According to The Wall Street Journal, Trump is also proposing to celebrate America’s 250th birthday by offering 250 pardons. What a triumph for the rule of law. The new pay-for-play freedom pardons will no doubt add to a list that includes the people who attacked the U.S. Capitol on January 6, 2021, as well as Juan Orlando Hernandez, the former president of Honduras who had been convicted of “one of the largest and most violent drug trafficking conspiracies in the world.” Leaked audio reveals that Hernandez is presently acting as a field operator for the MAGA administration in Latin America, aiming to destabilize left-leaning leaders in Mexico and Colombia.

But there is a higher order of corruption at work here, not unlike that practiced by the remaining “clean” “conservative” justices on the Supreme Court. (I mean the ones who don’t accept free camper buses, school tuition, and luxury holidays from their conservative patrons.) This is where officers of the United States, even while paying lip service to the Constitution, flout their responsibilities and instead pervert our democratic system for power and aggrandizement. When a political leader directs government to reward a particular band of extremist supporters and disenfranchise the rest of the population, that is corruption, not democracy.

On this semiquincentennial, one might have hoped for some expressions of unity. America’s Founders, after all, prized unity almost too much. That is why they made so many compromises in their quest to create a United States of America. But Freedom 250, like everything Trumpian, is about dividing America, not uniting it. It’s there to tell us that there are “good” Americans and “bad” Americans. The good ones are Bible-believing Christians. The bad ones include media that reported accurately on the fiasco of the Iran war, for example; anyone who criticizes Dear Leader; and, of course, those who fail to adhere to the nation’s supposed founding faith.

America’s Founders understood that the surest way to divide the new nation would be to introduce a national religion into a country that was even then incredibly diverse in its mingling of faith traditions. They may have gotten some things wrong, but on this point they were absolutely correct. This is why Thomas Jefferson famously and correctly celebrated the First Amendment as a means of erecting a “wall of separation between church and state.” Trump and his movement now plan to celebrate the Founders’ achievement by demolishing that wall.
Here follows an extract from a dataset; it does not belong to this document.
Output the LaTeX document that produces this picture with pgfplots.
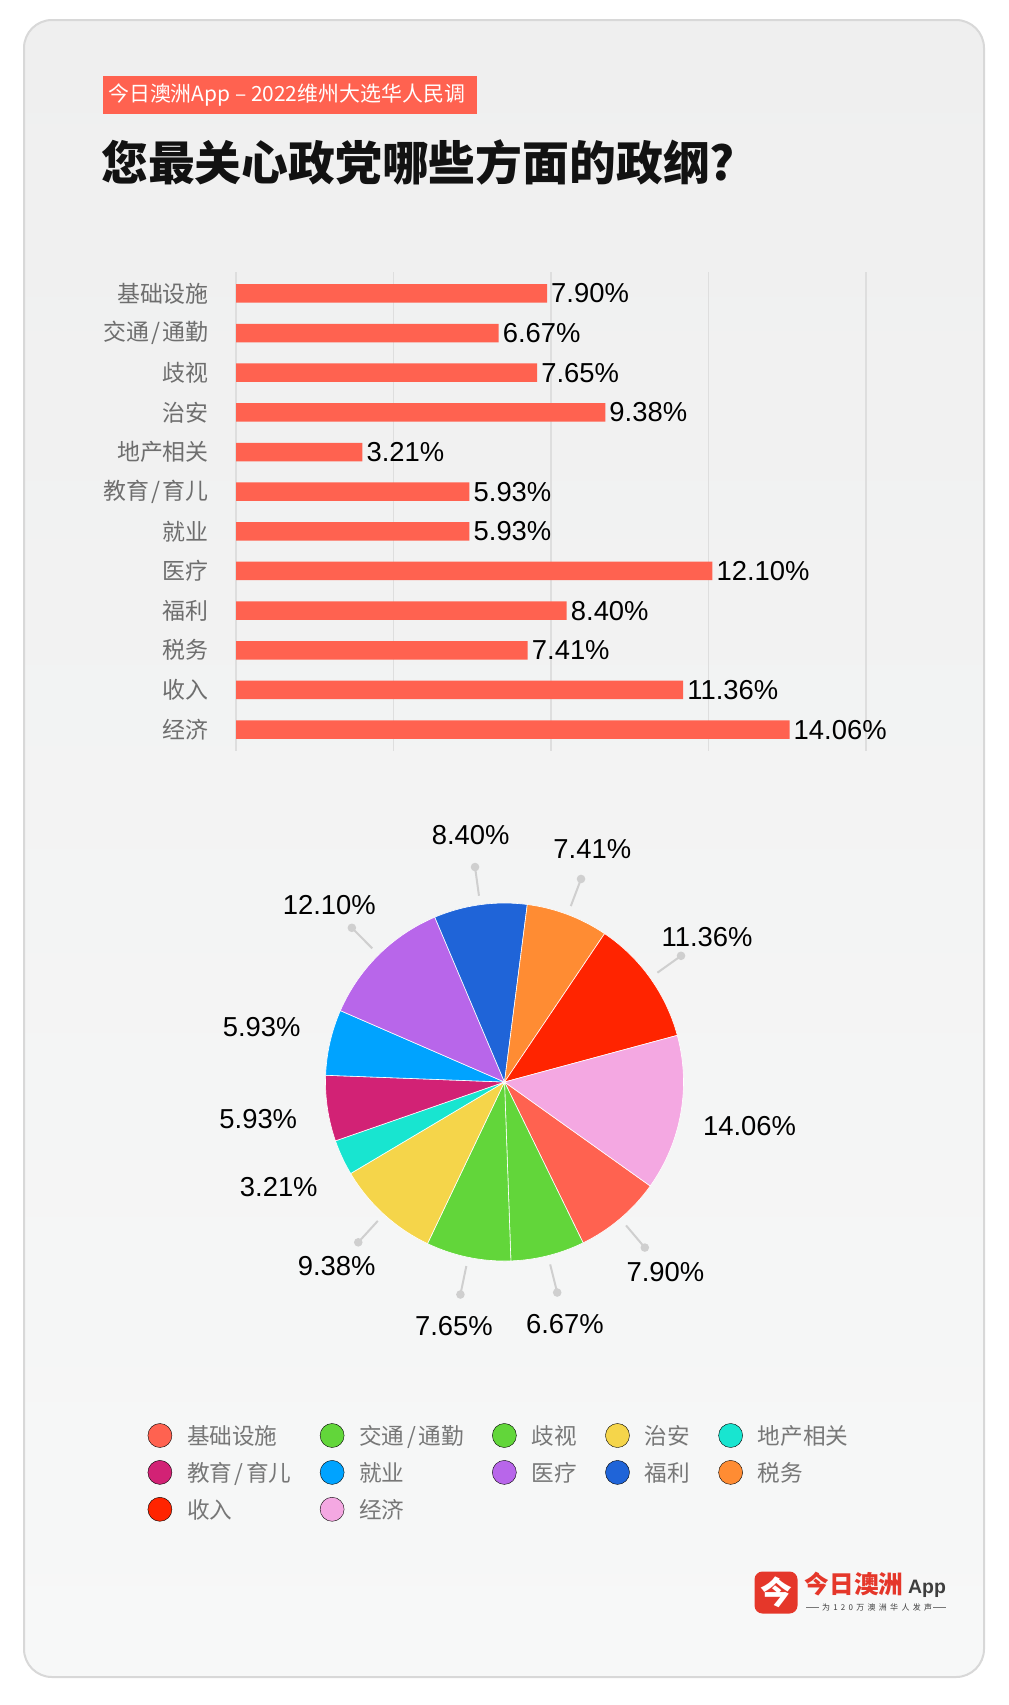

America’s Founders thought it vital to give their new democracy a certain kind of dignity. They rejected the aristocratic pretensions of the Old World but made a determined effort to show that a government of the people could also rise to worthy levels of cultural achievement. The Trump administration is giving us the Ultimate Fighting Championship. The same people who blather on about the glories of Western Civilization now promise to entertain us with the spectacle of bare-knuckled men punching one another in the face on the White House lawn.

We can be sure that the Trump administration and its MAGA supporters will deride critics of Freedom 250 as somehow anti-American. We should not let them get away with it. We should oppose this kind of squalid, divisive festival of grift, not because we despise America but because we continue to support the ideals upon which the nation was founded. Maybe the most American thing we can do in this sad and degenerate moment in history is to find a way to celebrate American principles of equality, pluralism, and justice—independent of this partisan rally, which the present malefactors in government are using to destroy democracy itself.